KEY POINTS:
Teachers risk being prosecuted for assault if they force students to write lines or go on detention now the anti-smacking law is in effect, says the head of an education consultancy.
Michael Drake, director of the Wycliffe Christian Schools consultancy, wrote to about 20 schools last week warning of the potential fallout.
But education officials, lawyers and politicians have hit out at his claim.
Mr Drake, also principal of Auckland Christian school Carey College, told the schools it was generally recognised that parental use of force in the correction of children was now illegal and because schools acted "in the place of parents" they were also affected.
"It appears that forcing a child to undergo correction at school will constitute an assault," he wrote.
"A school that forces a child to write lines, pick up paper in the playground or be detained at an interval or after school, for the purpose of punishment or correction, is likely to be committing an assault.
"Schools need to note that 'force' is a term not restricted to physical force: it can involve placing a child under duress whereby he reasonably believes he will suffer if he does not comply."

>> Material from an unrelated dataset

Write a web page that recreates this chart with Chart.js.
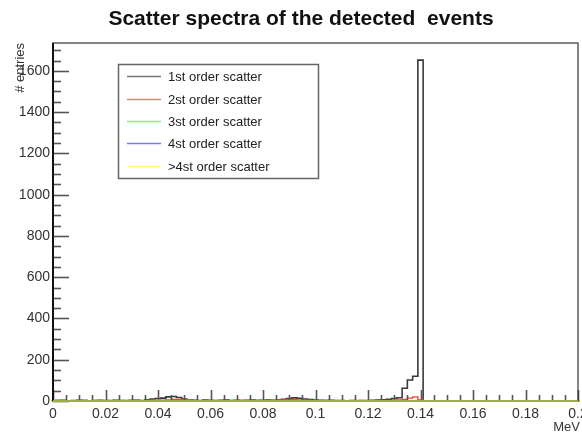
<!DOCTYPE html>
<html>
<head>
<meta charset="utf-8">
<script src="https://cdn.jsdelivr.net/npm/chart.js@4.4.1/dist/chart.umd.min.js"></script>
<style>
  html, body { margin: 0; padding: 0; background: #fff; }
  canvas { display: block; }
</style>
</head>
<body>
<canvas id="scatterChart" width="582" height="433"></canvas>
<script>
// Histogram binning: bin i is centred on i * binWidth
const binWidth = 0.002;

// Counts per bin (mostly noise near zero)
const firstOrder = [
    0, 2, 3, 1, 2, 3, 2, 1, 2, 3,
    2, 1, 3, 2, 2, 3, 3, 2, 6, 10,
    12, 14, 20, 22, 17, 9, 5, 3, 2, 4,
    3, 2, 3, 4, 2, 3, 2, 3, 4, 2,
    3, 4, 3, 5, 8, 12, 15, 13, 10, 7,
    4, 3, 2, 3, 2, 2, 1, 2, 1, 2,
    2, 3, 4, 6, 8, 12, 16, 62, 102, 120,
    1652, 0, 0, 0, 0, 0, 0, 0, 0, 0,
    0, 0, 0, 0, 0, 0, 0, 0, 0, 0,
    0, 0, 0, 0, 0, 0, 0, 0, 0, 0,
    0
];
const secondOrder = [
    0, 1, 2, 0, 1, 3, 2, 1, 0, 2,
    1, 2, 1, 0, 2, 1, 0, 1, 2, 3,
    2, 3, 5, 7, 8, 6, 4, 2, 1, 2,
    1, 0, 2, 1, 2, 1, 3, 2, 1, 2,
    1, 2, 3, 4, 6, 8, 7, 5, 4, 2,
    1, 2, 1, 0, 0, 0, 0, 2, 3, 2,
    2, 1, 2, 3, 3, 3, 5, 8, 14, 20,
    5, 0, 0, 0, 0, 0, 0, 0, 0, 0,
    0, 0, 0, 0, 0, 0, 0, 0, 0, 0,
    0, 0, 0, 0, 0, 0, 0, 0, 0, 0,
    0
];
const thirdOrder = [
    0, 2, 3, 1, 2, 3, 2, 2, 3, 2,
    1, 2, 3, 3, 2, 1, 2, 2, 3, 2,
    1, 2, 3, 2, 1, 2, 3, 2, 1, 2,
    3, 2, 1, 2, 3, 2, 2, 1, 2, 3,
    2, 1, 3, 2, 2, 3, 2, 1, 2, 3,
    2, 2, 1, 2, 1, 0, 1, 2, 1, 2,
    1, 2, 1, 1, 2, 1, 1, 0, 0, 0,
    0, 0, 0, 0, 0, 0, 0, 0, 0, 0,
    0, 0, 0, 0, 0, 0, 0, 0, 0, 0,
    0, 0, 0, 0, 0, 0, 0, 0, 0, 0,
    0
];
const fourthOrder = [
    0, 3, 2, 1, 2, 1, 3, 2, 1, 1,
    2, 3, 1, 2, 1, 2, 3, 2, 1, 2,
    1, 3, 2, 1, 2, 1, 2, 3, 1, 2,
    1, 2, 1, 3, 2, 1, 2, 1, 2, 3,
    1, 2, 2, 1, 3, 2, 1, 2, 3, 1,
    2, 1, 3, 2, 1, 0, 0, 0, 0, 0,
    0, 0, 0, 0, 0, 0, 0, 0, 0, 0,
    0, 0, 0, 0, 0, 0, 0, 0, 0, 0,
    0, 0, 0, 0, 0, 0, 0, 0, 0, 0,
    0, 0, 0, 0, 0, 0, 0, 0, 0, 0,
    0
];
const higherOrder = [
    0, 1, 0, 1, 2, 1, 0, 1, 2, 1,
    0, 1, 1, 0, 1, 2, 1, 0, 1, 1,
    0, 1, 2, 1, 0, 1, 1, 2, 0, 1,
    1, 0, 1, 2, 1, 0, 1, 1, 0, 1,
    2, 1, 0, 1, 1, 0, 1, 2, 1, 0,
    1, 0, 1, 0, 1, 0, 0, 0, 0, 0,
    0, 0, 0, 0, 0, 0, 0, 0, 0, 0,
    0, 0, 0, 0, 0, 0, 0, 0, 0, 0,
    0, 0, 0, 0, 0, 0, 0, 0, 0, 0,
    0, 0, 0, 0, 0, 0, 0, 0, 0, 0,
    0
];

const seriesLabels = ['1st order scatter', '2st order scatter', '3st order scatter', '4st order scatter', '>4st order scatter'];
const seriesColors = ['#3a3a3a', '#ff3b3b', '#3ee23e', '#3b3bff', '#ffff33'];
const legendColors = ['#777777', '#ff7777', '#77ff77', '#7777ff', '#ffff77'];

// Turn bin counts into step points at the lower bin edges (plus a closing edge)
function toSteps(counts) {
    const pts = counts.map((c, i) => ({ x: (i - 0.5) * binWidth, y: c }));
    pts.push({ x: (counts.length - 0.5) * binWidth, y: 0 });
    return pts;
}

const allSeries = [firstOrder, secondOrder, thirdOrder, fourthOrder, higherOrder];
const datasets = allSeries.map((counts, k) => ({
    label: seriesLabels[k],
    data: toSteps(counts),
    stepped: 'before',
    borderColor: seriesColors[k],
    borderWidth: k === 0 ? 1.6 : 1.4,
    pointRadius: 0,
    fill: false,
    order: 5 - k,
    clip: 2
}));

const fontFamily = '"Liberation Sans", Arial, Helvetica, sans-serif';

// Draws ROOT-style frame, inward ticks, titles and legend box
const rootFramePlugin = {
    id: 'rootFrame',
    afterDatasetsDraw(chart) {
        const { ctx, chartArea: a, scales: { x, y } } = chart;
        ctx.save();

        // inward ticks on the y axis
        ctx.strokeStyle = '#555';
        ctx.lineWidth = 1.6;
        for (let v = 0; v <= y.max + 1e-6; v += 50) {
            const py = Math.round(y.getPixelForValue(v)) + 0.5;
            const len = (v % 200 === 0) ? 16 : 8;
            ctx.beginPath();
            ctx.moveTo(a.left, py);
            ctx.lineTo(a.left + len, py);
            ctx.stroke();
        }
        // inward ticks on the x axis
        for (let i = 0; i <= 40; i++) {
            const px = Math.round(x.getPixelForValue(i * 0.005)) + 0.5;
            const len = (i % 4 === 0) ? 11 : 6;
            ctx.beginPath();
            ctx.moveTo(px, a.bottom);
            ctx.lineTo(px, a.bottom - len);
            ctx.stroke();
        }

        // frame
        ctx.strokeStyle = '#333';
        ctx.lineWidth = 1.2;
        ctx.strokeRect(a.left, a.top, a.right - a.left, a.bottom - a.top);
        ctx.strokeStyle = '#111';
        ctx.lineWidth = 2;
        ctx.beginPath();
        ctx.moveTo(a.left, a.top);
        ctx.lineTo(a.left, a.bottom);
        ctx.stroke();

        // zero line over the x axis
        ctx.strokeStyle = '#9ab23a';
        ctx.lineWidth = 2;
        ctx.beginPath();
        ctx.moveTo(a.left, a.bottom);
        ctx.lineTo(a.right, a.bottom);
        ctx.stroke();

        // title
        ctx.fillStyle = '#111';
        ctx.font = 'bold 21px ' + fontFamily;
        ctx.textAlign = 'center';
        ctx.textBaseline = 'middle';
        ctx.fillText('Scatter spectra of the detected  events', 301, 19);

        // axis titles
        ctx.font = '13px ' + fontFamily;
        ctx.fillStyle = '#333';
        ctx.textAlign = 'right';
        ctx.fillText('MeV', 580, 427);
        ctx.save();
        ctx.translate(20, a.top);
        ctx.rotate(-Math.PI / 2);
        ctx.textAlign = 'right';
        ctx.fillText('# entries', 0, 0);
        ctx.restore();

        // legend
        ctx.fillStyle = '#fff';
        ctx.fillRect(118, 64, 200, 114);
        ctx.strokeStyle = '#666';
        ctx.lineWidth = 1.5;
        ctx.strokeRect(118.5, 64.5, 200, 114);
        const rows = [76, 99, 121, 143, 166];
        ctx.font = '13px ' + fontFamily;
        ctx.textAlign = 'left';
        rows.forEach((ry, k) => {
            ctx.strokeStyle = legendColors[k];
            ctx.lineWidth = 1.6;
            ctx.beginPath();
            ctx.moveTo(127, ry + 0.5);
            ctx.lineTo(161, ry + 0.5);
            ctx.stroke();
            ctx.fillStyle = '#222';
            ctx.fillText(seriesLabels[k], 168, ry + 1);
        });

        ctx.restore();
    }
};

new Chart(document.getElementById('scatterChart'), {
    type: 'line',
    data: { datasets },
    options: {
        responsive: false,
        animation: false,
        layout: { padding: { top: 43, right: 4, left: 0, bottom: 0 } },
        plugins: {
            legend: { display: false },
            title: { display: false },
            tooltip: { enabled: false }
        },
        scales: {
            x: {
                type: 'linear',
                min: 0,
                max: 0.2,
                grid: { display: false, drawTicks: false },
                border: { display: false },
                ticks: {
                    stepSize: 0.02,
                    autoSkip: false,
                    maxRotation: 0,
                    padding: 5,
                    color: '#333',
                    font: { family: fontFamily, size: 14 },
                    callback: v => String(+v.toFixed(2))
                },
                afterFit(scale) {
                    scale.height = 32;
                    scale.paddingLeft = 0;
                    scale.paddingRight = 0;
                }
            },
            y: {
                min: 0,
                max: 1735,
                grid: { display: false, drawTicks: false },
                border: { display: false },
                ticks: {
                    stepSize: 200,
                    padding: 3,
                    color: '#333',
                    font: { family: fontFamily, size: 14 },
                    callback: v => (v % 200 === 0 ? String(v) : '')
                },
                afterFit(scale) {
                    scale.width = 53;
                    scale.paddingTop = 0;
                    scale.paddingBottom = 0;
                }
            }
        }
    },
    plugins: [rootFramePlugin]
});
</script>
</body>
</html>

He would not comment on whether he had taken legal advice before drafting the letter.
A Ministry of Education spokesman said the Education Act banned corporal punishment in schools but did not prohibit other forms of discipline if necessary.

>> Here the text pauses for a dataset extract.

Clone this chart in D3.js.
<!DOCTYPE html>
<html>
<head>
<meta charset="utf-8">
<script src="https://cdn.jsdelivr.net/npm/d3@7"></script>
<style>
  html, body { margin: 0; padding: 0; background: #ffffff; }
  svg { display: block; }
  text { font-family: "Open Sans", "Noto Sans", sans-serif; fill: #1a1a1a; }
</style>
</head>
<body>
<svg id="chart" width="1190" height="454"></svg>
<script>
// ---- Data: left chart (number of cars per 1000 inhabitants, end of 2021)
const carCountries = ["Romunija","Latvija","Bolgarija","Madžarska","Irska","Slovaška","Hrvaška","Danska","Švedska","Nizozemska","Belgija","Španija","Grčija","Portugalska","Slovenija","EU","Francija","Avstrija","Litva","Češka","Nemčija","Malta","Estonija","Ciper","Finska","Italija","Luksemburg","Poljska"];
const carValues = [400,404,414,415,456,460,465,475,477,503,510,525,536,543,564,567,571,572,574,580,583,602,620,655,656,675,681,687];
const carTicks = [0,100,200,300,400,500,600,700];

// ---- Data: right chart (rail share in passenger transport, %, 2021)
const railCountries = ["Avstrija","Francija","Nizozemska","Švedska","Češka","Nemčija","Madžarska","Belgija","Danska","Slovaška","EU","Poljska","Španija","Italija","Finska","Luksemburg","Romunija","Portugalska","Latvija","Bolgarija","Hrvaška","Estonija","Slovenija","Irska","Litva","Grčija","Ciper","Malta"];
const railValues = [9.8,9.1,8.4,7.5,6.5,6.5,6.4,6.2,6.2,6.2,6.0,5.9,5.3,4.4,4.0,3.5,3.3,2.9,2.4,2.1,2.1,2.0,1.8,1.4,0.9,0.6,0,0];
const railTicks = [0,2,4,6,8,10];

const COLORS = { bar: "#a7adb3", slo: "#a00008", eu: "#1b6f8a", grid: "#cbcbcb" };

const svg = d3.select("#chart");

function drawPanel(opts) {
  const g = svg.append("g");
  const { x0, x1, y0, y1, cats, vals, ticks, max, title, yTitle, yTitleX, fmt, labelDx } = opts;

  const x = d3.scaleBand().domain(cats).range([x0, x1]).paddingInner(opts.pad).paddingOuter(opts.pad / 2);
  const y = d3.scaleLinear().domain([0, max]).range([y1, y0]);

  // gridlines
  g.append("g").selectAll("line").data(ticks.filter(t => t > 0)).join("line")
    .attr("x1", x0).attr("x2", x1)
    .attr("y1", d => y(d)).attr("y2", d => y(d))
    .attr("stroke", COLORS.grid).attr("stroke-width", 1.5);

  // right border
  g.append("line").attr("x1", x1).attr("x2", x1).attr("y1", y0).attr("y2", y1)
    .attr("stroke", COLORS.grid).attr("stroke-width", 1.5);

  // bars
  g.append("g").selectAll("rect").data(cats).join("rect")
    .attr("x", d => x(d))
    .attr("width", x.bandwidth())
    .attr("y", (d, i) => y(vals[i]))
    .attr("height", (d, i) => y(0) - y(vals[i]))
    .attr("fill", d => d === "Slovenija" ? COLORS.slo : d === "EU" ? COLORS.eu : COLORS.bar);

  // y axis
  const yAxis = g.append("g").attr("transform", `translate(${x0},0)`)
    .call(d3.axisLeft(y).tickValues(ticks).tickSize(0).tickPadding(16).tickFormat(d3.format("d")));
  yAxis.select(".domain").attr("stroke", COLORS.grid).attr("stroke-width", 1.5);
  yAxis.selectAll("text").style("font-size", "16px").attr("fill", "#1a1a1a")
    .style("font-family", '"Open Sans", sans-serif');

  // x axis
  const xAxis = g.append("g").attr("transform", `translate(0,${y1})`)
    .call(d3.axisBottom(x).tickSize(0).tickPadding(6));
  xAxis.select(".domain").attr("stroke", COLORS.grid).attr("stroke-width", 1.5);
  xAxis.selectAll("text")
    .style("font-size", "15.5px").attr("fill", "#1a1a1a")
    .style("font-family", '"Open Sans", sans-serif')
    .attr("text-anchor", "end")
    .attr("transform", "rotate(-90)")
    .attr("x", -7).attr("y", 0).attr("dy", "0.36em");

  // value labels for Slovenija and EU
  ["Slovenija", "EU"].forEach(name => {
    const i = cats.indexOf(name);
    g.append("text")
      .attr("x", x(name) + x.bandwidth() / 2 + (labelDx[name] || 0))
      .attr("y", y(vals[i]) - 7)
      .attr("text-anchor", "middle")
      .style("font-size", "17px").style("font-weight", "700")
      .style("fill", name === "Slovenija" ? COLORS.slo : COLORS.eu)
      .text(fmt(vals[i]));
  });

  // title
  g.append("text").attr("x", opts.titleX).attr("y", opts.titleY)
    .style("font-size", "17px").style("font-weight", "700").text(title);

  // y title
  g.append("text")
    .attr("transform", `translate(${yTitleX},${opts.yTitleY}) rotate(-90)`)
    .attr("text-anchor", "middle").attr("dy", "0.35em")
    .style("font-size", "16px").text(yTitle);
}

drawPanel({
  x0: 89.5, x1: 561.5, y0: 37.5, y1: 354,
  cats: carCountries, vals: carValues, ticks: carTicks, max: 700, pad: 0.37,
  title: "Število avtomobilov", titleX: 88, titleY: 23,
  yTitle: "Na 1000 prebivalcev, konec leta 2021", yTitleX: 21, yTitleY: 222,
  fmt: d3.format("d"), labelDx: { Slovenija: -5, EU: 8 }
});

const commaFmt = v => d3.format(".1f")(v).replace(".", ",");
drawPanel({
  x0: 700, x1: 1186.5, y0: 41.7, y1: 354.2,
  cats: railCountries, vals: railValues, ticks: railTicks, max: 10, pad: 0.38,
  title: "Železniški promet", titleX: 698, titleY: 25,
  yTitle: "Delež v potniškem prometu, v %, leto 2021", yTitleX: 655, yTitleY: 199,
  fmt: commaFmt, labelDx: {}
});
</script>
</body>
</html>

The ministry was not aware of any change in the law that would prevent schools issuing detentions or asking students to write lines.
University of Auckland law school dean Paul Rishworth said writing lines could not be conceived as an assault.
The subject of detention in schools was "a little bit under-examined" but he believed the punishment also did not constitute assault.
Green MP Sue Bradford's member's bill removed from the Crimes Act the statutory defence of "reasonable force" to correct a child. A late amendment gave police the discretion not to prosecute complaints against a parent where the offence was considered to be inconsequential.
Ms Bradford said the suggestion schools risked being accused of assault for punishing students was nonsense. "There's certainly been an issue with some of the Christian schools that they have been using physical discipline on their children.
"Sometimes they were getting the parents in to physically punish their children but that is a far cry from just the normal detention situation that many schools would use."
A police spokesman said officers would not act on complaints such as lines or detention.